--- Data provided ---
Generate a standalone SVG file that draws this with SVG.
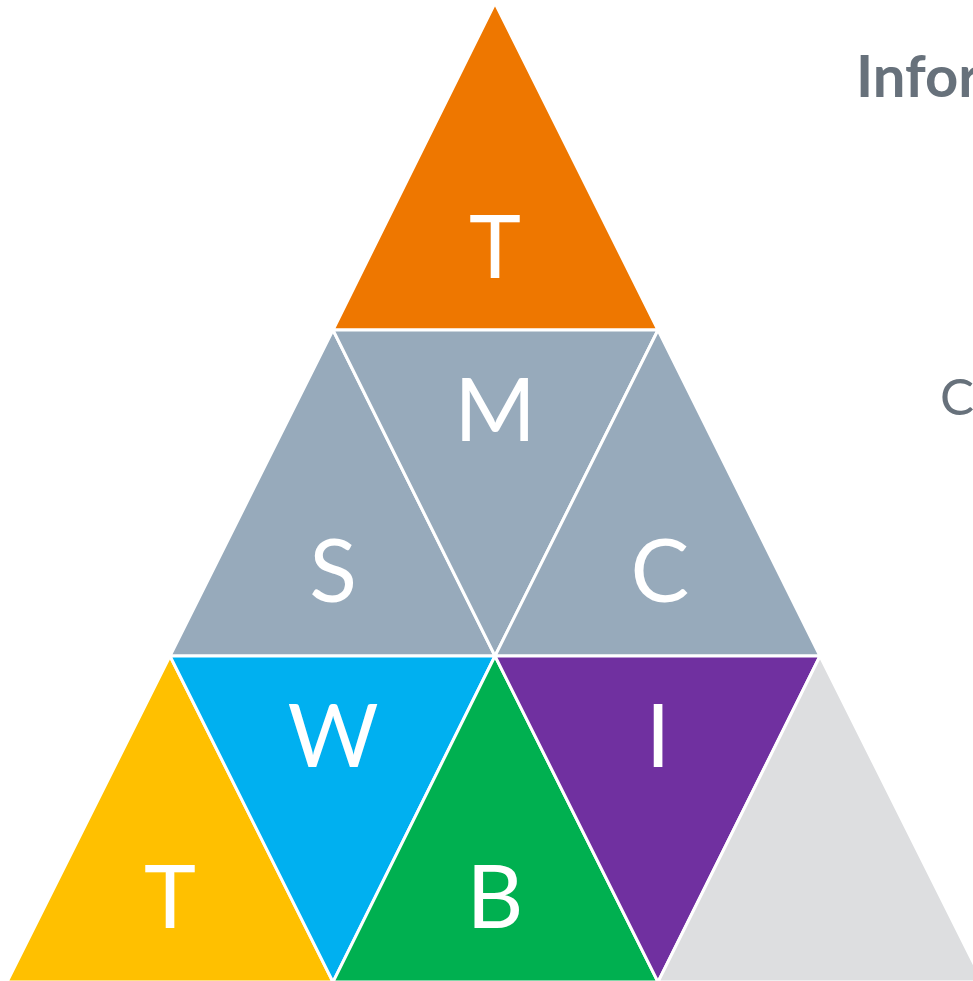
<svg xmlns="http://www.w3.org/2000/svg" width="973" height="981" viewBox="0 0 973 981">
<style>
.tri{stroke:#ffffff;stroke-width:3;stroke-linejoin:miter}
.lbl{font-family:Lato,"Open Sans","Liberation Sans",sans-serif;font-size:88px;fill:#ffffff;text-anchor:middle}
.side{font-family:Lato,"Open Sans","Liberation Sans",sans-serif;fill:#67717B}
</style>
<rect width="973" height="981" fill="#ffffff"/>
<g id="connectors"></g>
<g id="n-top"><polygon class="tri" fill="#EE7700" points="495,3 333,330 658,330"/><text class="lbl" x="495" y="278">T</text></g>
<g id="n-s"><polygon class="tri" fill="#97AABB" points="333,330 170,656 495,656"/><text class="lbl" x="333" y="602">S</text></g>
<g id="n-m"><polygon class="tri" fill="#97AABB" points="333,330 658,330 495,656"/><text class="lbl" x="495" y="441">M</text></g>
<g id="n-c"><polygon class="tri" fill="#97AABB" points="658,330 495,656 820,656"/><text class="lbl" x="660" y="602">C</text></g>
<g id="n-t2"><polygon class="tri" fill="#FFC000" points="170,656 7,982 333,982"/><text class="lbl" x="170" y="928">T</text></g>
<g id="n-w"><polygon class="tri" fill="#00B0F0" points="170,656 495,656 333,982"/><text class="lbl" x="333" y="767">W</text></g>
<g id="n-b"><polygon class="tri" fill="#00B050" points="495,656 333,982 658,982"/><text class="lbl" x="495" y="928">B</text></g>
<g id="n-i"><polygon class="tri" fill="#7030A0" points="495,656 820,656 658,982"/><text class="lbl" x="658" y="767">I</text></g>
<g id="n-gray"><polygon class="tri" fill="#DDDEE0" points="820,656 658,982 983,982"/></g>
<g id="n-title"><text class="side" x="856" y="97" font-size="58" font-weight="bold">Infor</text></g>
<g id="n-c-side"><text class="side" x="940" y="415" font-size="51">C</text></g>
</svg>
---
◆ **Task description**
Copy out all of the data word for word. Do not carry over any picture.

◆ **Problem solution**
Generate a standalone SVG file that draws this with SVG.
<svg xmlns="http://www.w3.org/2000/svg" width="973" height="981" viewBox="0 0 973 981">
<style>
.tri{stroke:#ffffff;stroke-width:3;stroke-linejoin:miter}
.lbl{font-family:Lato,"Open Sans","Liberation Sans",sans-serif;font-size:88px;fill:#ffffff;text-anchor:middle}
.side{font-family:Lato,"Open Sans","Liberation Sans",sans-serif;fill:#67717B}
</style>
<rect width="973" height="981" fill="#ffffff"/>
<g id="connectors"></g>
<g id="n-top"><polygon class="tri" fill="#EE7700" points="495,3 333,330 658,330"/><text class="lbl" x="495" y="278">T</text></g>
<g id="n-s"><polygon class="tri" fill="#97AABB" points="333,330 170,656 495,656"/><text class="lbl" x="333" y="602">S</text></g>
<g id="n-m"><polygon class="tri" fill="#97AABB" points="333,330 658,330 495,656"/><text class="lbl" x="495" y="441">M</text></g>
<g id="n-c"><polygon class="tri" fill="#97AABB" points="658,330 495,656 820,656"/><text class="lbl" x="660" y="602">C</text></g>
<g id="n-t2"><polygon class="tri" fill="#FFC000" points="170,656 7,982 333,982"/><text class="lbl" x="170" y="928">T</text></g>
<g id="n-w"><polygon class="tri" fill="#00B0F0" points="170,656 495,656 333,982"/><text class="lbl" x="333" y="767">W</text></g>
<g id="n-b"><polygon class="tri" fill="#00B050" points="495,656 333,982 658,982"/><text class="lbl" x="495" y="928">B</text></g>
<g id="n-i"><polygon class="tri" fill="#7030A0" points="495,656 820,656 658,982"/><text class="lbl" x="658" y="767">I</text></g>
<g id="n-gray"><polygon class="tri" fill="#DDDEE0" points="820,656 658,982 983,982"/></g>
<g id="n-title"><text class="side" x="856" y="97" font-size="58" font-weight="bold">Infor</text></g>
<g id="n-c-side"><text class="side" x="940" y="415" font-size="51">C</text></g>
</svg>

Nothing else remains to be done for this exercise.